### THE TASK
Exactly retype the lines from the top of the data through the line containing "import * as", leaving out every picture.

### DATA PROVIDED
______

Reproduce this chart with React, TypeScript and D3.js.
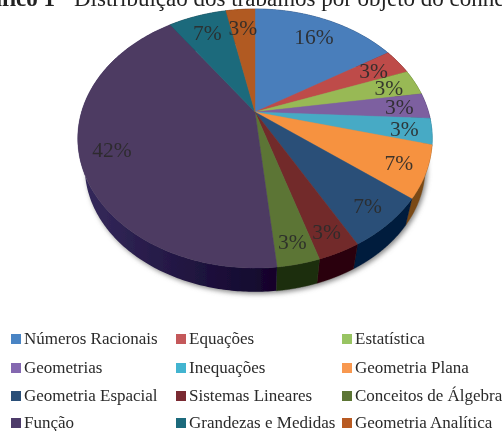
import React from "react";
import * as d3 from "d3";

const categories = [
  "Números Racionais", "Equações", "Estatística",
  "Geometrias", "Inequações", "Geometria Plana",
  "Geometria Espacial", "Sistemas Lineares", "Conceitos de Álgebra",
  "Função", "Grandezas e Medidas", "Geometria Analítica",
];
// number of works per object of knowledge, out of 31
const counts = [5, 1, 1, 1, 1, 2, 2, 1, 1, 13, 2, 1];
const percentLabels = ["16%", "3%", "3%", "3%", "3%", "7%", "7%", "3%", "3%", "42%", "7%", "3%"];
const topColors = [
  "#4a7ebb", "#be4b48", "#98b954", "#7d60a0", "#46aac5", "#f69240",
  "#2a5078", "#722a2c", "#5c7535", "#4d3b62", "#1f6a7c", "#b15a22",
];
const sideColors = [
  "#0c2a50", "#4a1010", "#3e5a1a", "#2a1650", "#10607a", "#7a4a14",
  "#001a3c", "#2a0008", "#1e2e10", "url(#funcaoWall)", "#0a2a35", "#5a2a08",
];
const legendSwatches = [
  "#4a84c4", "#c4585a", "#98c462", "#8468b0", "#42b4d0", "#f89850",
  "#2a5078", "#7a2a30", "#5c7535", "#4d3b6a", "#1f6a7c", "#b85a22",
];
const legendCols = [11, 176, 342];
const legendRows = [339, 368, 396, 423];

// perspective mapping of the pie disc onto the page
const cx = 255;
const cy = 112;
const persp = -0.2046;
const sx = 173.5;
const sy = 124.1;
// the lower rim is a slightly smaller, shifted copy of the top rim
const rimScale = 0.96;
const rimDrop = 30;

const project = (angle: number, r: number): [number, number] => {
  const u = r * Math.sin(angle);
  const v = -r * Math.cos(angle);
  const w = 1 + persp * v;
  return [cx + (sx * u) / w, cy + (sy * v) / w];
};

const projectRim = (angle: number): [number, number] => {
  const [x, y] = project(angle, 1);
  return [cx + (x - cx) * rimScale, cy + (y - cy) * rimScale + rimDrop];
};

const steps = (a0: number, a1: number) => d3.range(0, 201).map((i) => a0 + ((a1 - a0) * i) / 200);

const line = d3.line();

export default function App() {
  const arcs = d3.pie<number>().sort(null)(counts);

  const outline = line(d3.range(0, 361).map((i) => projectRim((i / 360) * 2 * Math.PI))) + "Z";

  return (
    <svg
      width={502}
      height={431}
      style={{ position: "absolute", left: 0, top: 0, fontFamily: "'Liberation Serif', serif" }}
    >
      <defs>
        <filter id="shadow" x="-20%" y="-20%" width="140%" height="140%">
          <feGaussianBlur stdDeviation="2.5" />
        </filter>
        <filter id="soft" x="0" y="0" width="100%" height="100%">
          <feGaussianBlur stdDeviation="0.45" />
        </filter>
        <linearGradient id="funcaoWall" gradientUnits="userSpaceOnUse" x1={80} x2={270} y1={0} y2={0}>
          <stop offset="0" stopColor="#352a5c" />
          <stop offset="1" stopColor="#12052c" />
        </linearGradient>
      </defs>
      <rect width={502} height={431} fill="#fff" />

      <g filter="url(#soft)">
        <text x={55} y={6} fontSize={23} fill="#222" fontWeight="bold" textAnchor="end">Gráfico 1</text>
        <text x={74} y={6} fontSize={23} fill="#222">Distribuição dos trabalhos por objeto do conhecimento</text>

        <path d={outline} fill="#888" filter="url(#shadow)" transform="translate(2,2)" />

        {arcs.map((d, i) => {
          const angles = steps(d.startAngle, d.endAngle);
          const top = angles.map((a) => project(a, 1));
          const rim = angles.map(projectRim).reverse();
          const seam = sideColors[i].startsWith("url") ? "none" : sideColors[i];
          return <path key={i} d={line([...top, ...rim]) + "Z"} fill={sideColors[i]} stroke={seam} strokeWidth={0.4} />;
        })}
        {arcs.map((d, i) => {
          const pts = [[cx, cy] as [number, number], ...steps(d.startAngle, d.endAngle).map((a) => project(a, 1))];
          return <path key={i} d={line(pts) + "Z"} fill={topColors[i]} stroke={topColors[i]} strokeWidth={0.4} />;
        })}
        {arcs.map((d, i) => {
          const mid = (d.startAngle + d.endAngle) / 2;
          const r = 0.8 + 0.08 * Math.max(0, -Math.cos(mid)) + 0.04 * Math.pow(Math.max(0, Math.sin(mid)), 8);
          const [x, y] = project(mid, r);
          return (
            <text key={i} x={x} y={y} dy="0.35em" textAnchor="middle" fontSize={21.5} fill="#2a2a2a" fillOpacity={0.9}>
              {percentLabels[i]}
            </text>
          );
        })}

        {categories.map((name, i) => {
          const x = legendCols[i % 3];
          const y = legendRows[Math.floor(i / 3)];
          return (
            <g key={name}>
              <rect x={x} y={y - 5} width={10} height={10} fill={legendSwatches[i]} />
              <text x={x + 13} y={y} dy="0.32em" fontSize={17} fill="#2a2a2a">{name}</text>
            </g>
          );
        })}
      </g>
    </svg>
  );
}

______

### THE SOLUTION
Reproduce this chart with React, TypeScript and D3.js.
import React from "react";
import * as d3 from "d3";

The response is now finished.